> Ford at least had the misguided excuse of wanting to put the scandal behind and focus on the future.

I'm more concerned with the effects of the pardons on the country and on democracy than I am with judging the rectitude of the pardoner. Allowing the President to escape the law set a terrible precedent with obvious repercussions into the present.

I'm not trying to defend Trump. My point is that the stage was set for Trump. Abuses of executive power, of which I've given two egregious examples—Watergate and Iran-Contra—have been swept under the rug for far too long. To always "put the scandal behind and focus on the future" is to encourage future misbehavior. I would note that in stark contrast, former French President Nicolas Sarkozy has just gone to prison.

I'm more concerned about the effects of this constant "both sides" legitimization of fascism and the constant shift of the Overton window than I am about the effect of pardons.

I have no idea what you're talking about. Where is "both sides" coming from when Nixon, Ford, Reagan, Bush, and Trump are all Republicans? And where in the world do you get "legitimization" from my comments, other than how Presidential pardons have practically legitimized crimes in office?

The response to every new overreach by Trump is "this is just more of what's been going on" when it absolutely is not, it's dramatically different. Today's Republicans are a very different beast from Gerald Ford's. It's absolutely "both sides"ing the issue.

> The response to every new overreach by Trump is "this is just more of what's been going on"
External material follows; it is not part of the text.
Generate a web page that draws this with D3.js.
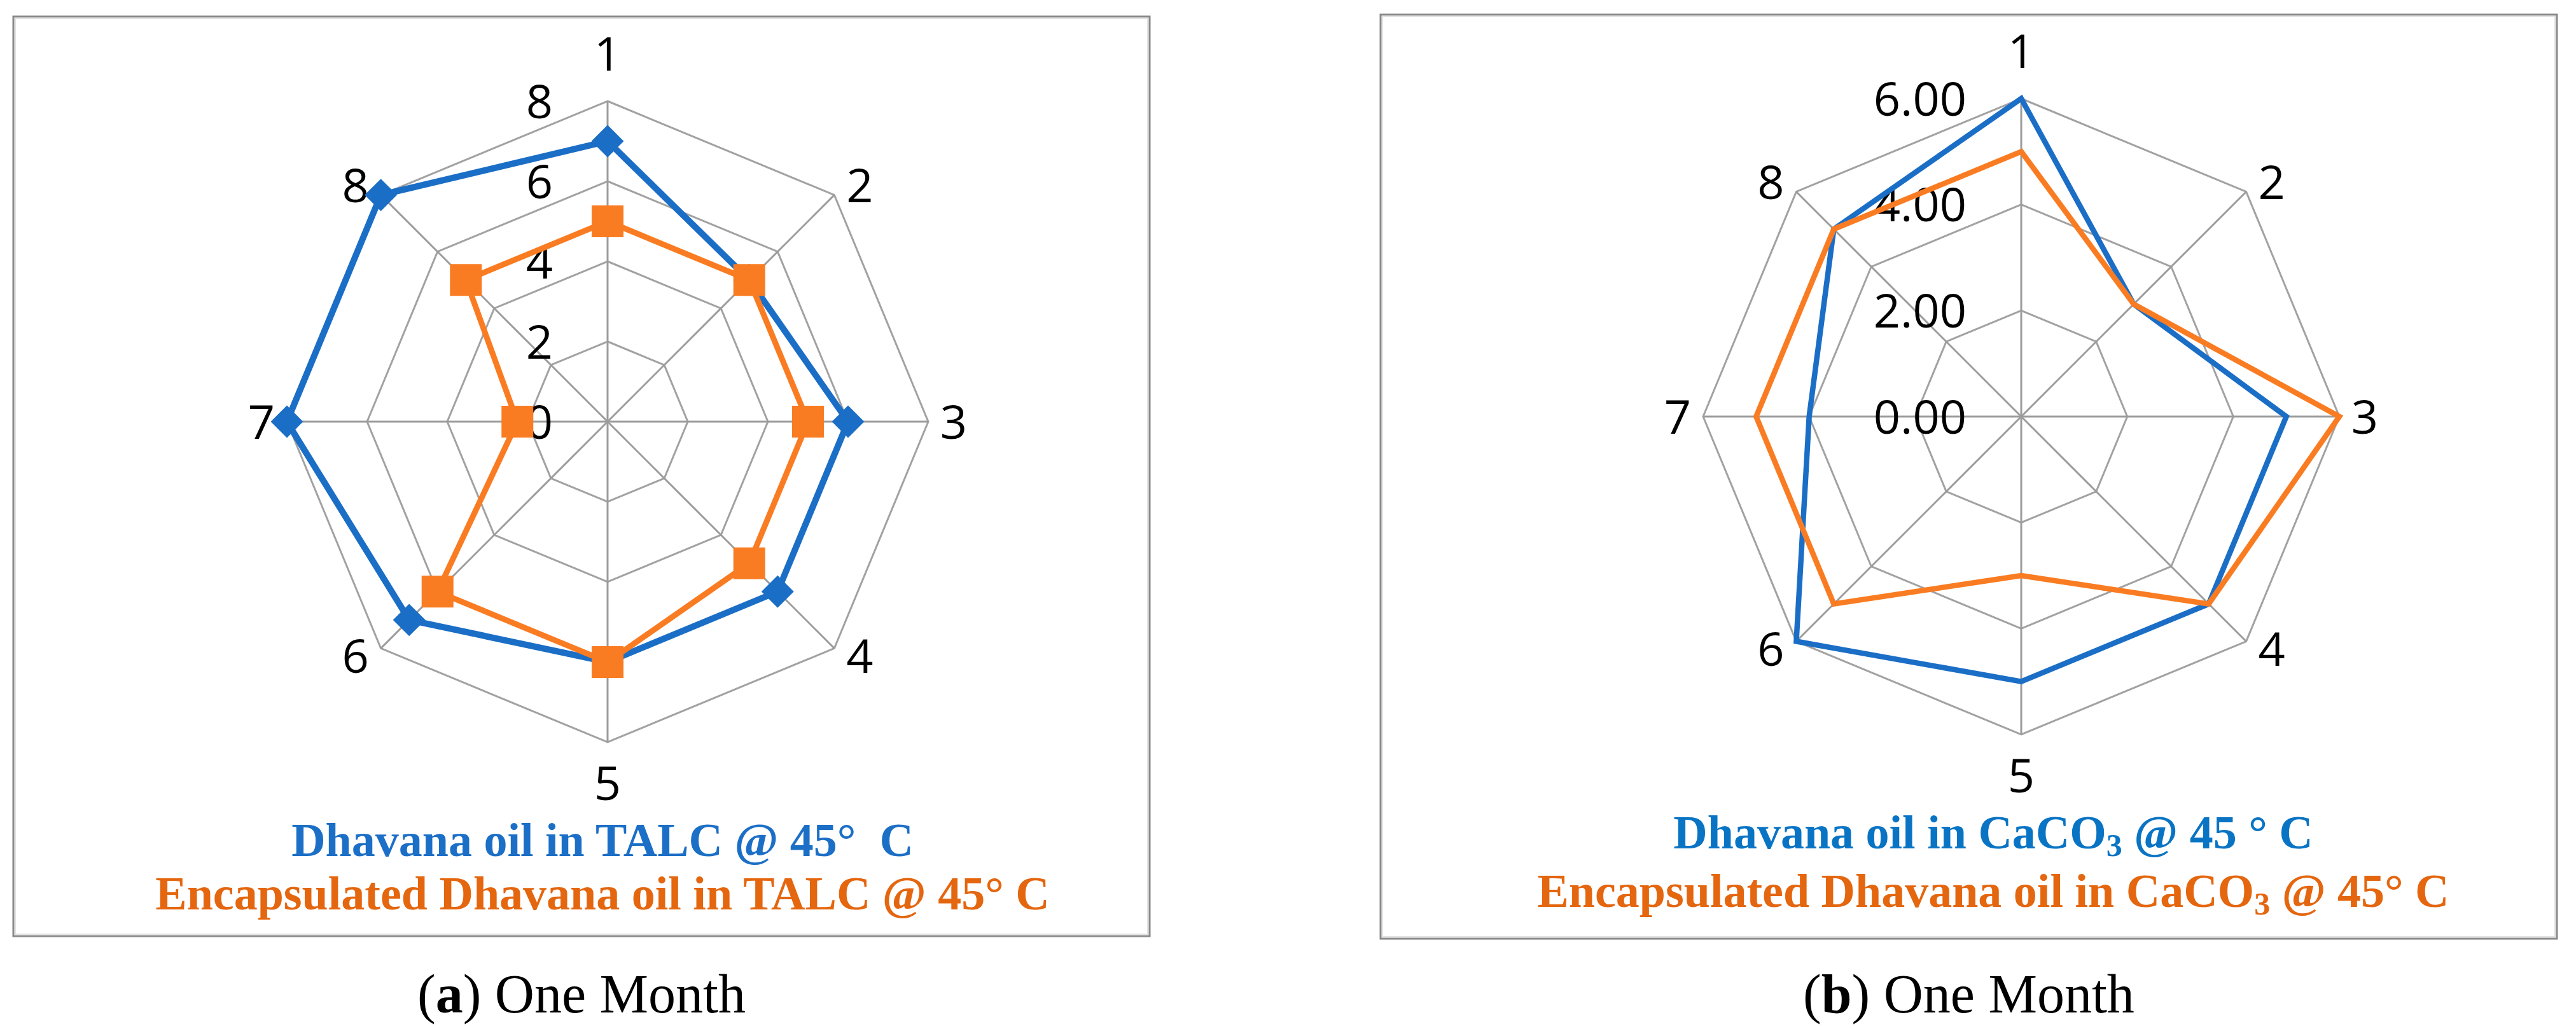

This is a strange take on my comments. To be absolutely clear: I object in the strongest possible terms to the crimes of the Nixon and Reagan administrations and to the subsequent pardons of Nixon and Reagan administration officials. I have no desire to legitimize those pardons, and indeed I think the pardon power should have been eliminated or at least strictly limited a long time ago. Moreover, I objected to your attempt to minimize those past scandals, which you described as "nothing".

Thus, my comments are in no way a defense or legimitimization of Trump. They become a defense of Trump only in your own mind when you insist on discounting the past, which I do not. And when I suggested that previous pardons set the stage for Trump, I meant that shielding the executive branch from the legal consequences of their crimes only emboldens someone like Trump to act without any fear of legal consequences for his own crimes in office. The terrible precedents set in the past have come back to haunt us in the present. Again, that's not "legitimization" in any sense.

Trump is the kind of actor who will explore the entire space of pardons; the history of this does not matter. He does not know the path-dependency of what will be tolerated.

I'm afraid that you've missed the point. The crimes were Watergate and Iran-Contra. The pardons, which came later, indeed from different Presidents in subsequent administrations, allowed previous administrations to escape legal consequences of their crimes.

Granting pardons is not by itself a crime. Should pardons be eliminated or strictly limited? Sure. But pardons are not really the main issue with the Trump administration. Rather, the main issue is general lawlessness and abuse of power. When I mentioned setting the stage, I didn't mean setting the stage for granting pardons specifically but rather setting the stage for abusing executive power generally.

If you asked Donald Trump about the “beautiful” Watergate office complex, what would he say? If you asked him which commentator on Fox News might be most familiar with Iran-Contra, would he know? His reaction to being given power is to test it. Gerald Ford is not goading him into this.